The groveling self-abasement of this language, particularly its begging forgiveness of Allah, is matched only by its remarkable historical ignorance. “Outright hostility” has indeed existed between Muslims and Christians, for the simple reason that for 13 centuries Islam grew and spread by war, plunder, rapine, and enslavement throughout the Christian Middle East. Allah’s armies destroyed regions that were culturally Christian for centuries, variously slaughtering, enslaving, and converting their inhabitants, or allowing them to live as oppressed dhimmi, their lives and property dependent on a temporary “truce” that Muslim overlords could abrogate at any time.

And let’s not forget the seven-century-long Islamic occupation of Spain, the centuries of raids into southern Italy and southern France, the near-sack of Rome in 846, the occupation of Sicily and Greece, the four-century-long occupation of the Balkans, the destruction of Constantinople, the two sieges of Vienna, the kidnapping of Christian youths to serve as janissaries from the fourteenth to the nineteenth centuries, the continual raiding of the northern Mediterranean littoral for slaves from 1500 to 1800, and the current jihadist terrorist attacks against the West.

These historical crimes dwarf those committed during the few centuries of the Crusades, which, for all of their excesses and mixed motives, were fought to liberate from Muslim hegemony the lands that had been Christian for six and a half centuries before Islam burst forth from the Arabian Peninsula. Many contemporary Christians betray their moral and spiritual incoherence when they demonize the Crusades but excuse, as justified “liberation,” the numerous Arab assaults on Israel’s “occupation” of lands to which the Jews have a 3,000-year-old connection.

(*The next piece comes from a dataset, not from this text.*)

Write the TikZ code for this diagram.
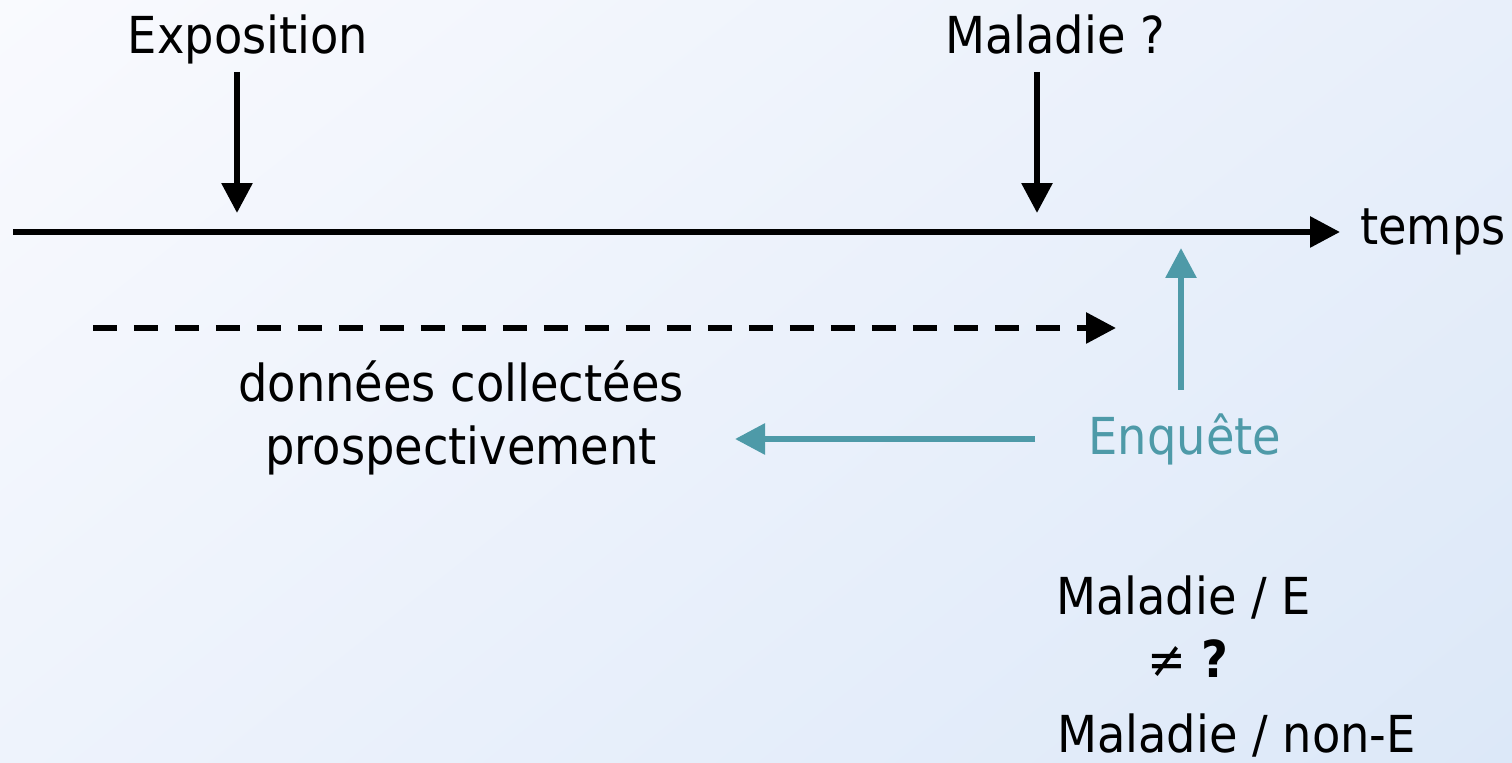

For its part, A Common Word makes no apologies for the violence that Islam has perpetrated against Christian people up to the present day. And the “Christian Response” repeats the “common ground” mantra, along with the usual calls to “interfaith dialogue,” and makes flattering references to the Muslim clerics’ “deep insight and courage” and their “generous letter.” This appeasing tone of the traditional dhimmi—an unreciprocated solicitude typical of the inferior when dealing with his superior––suggests once again that the West is spiritually dead, its Christian faith in the hands of those who will not defend it, even in print.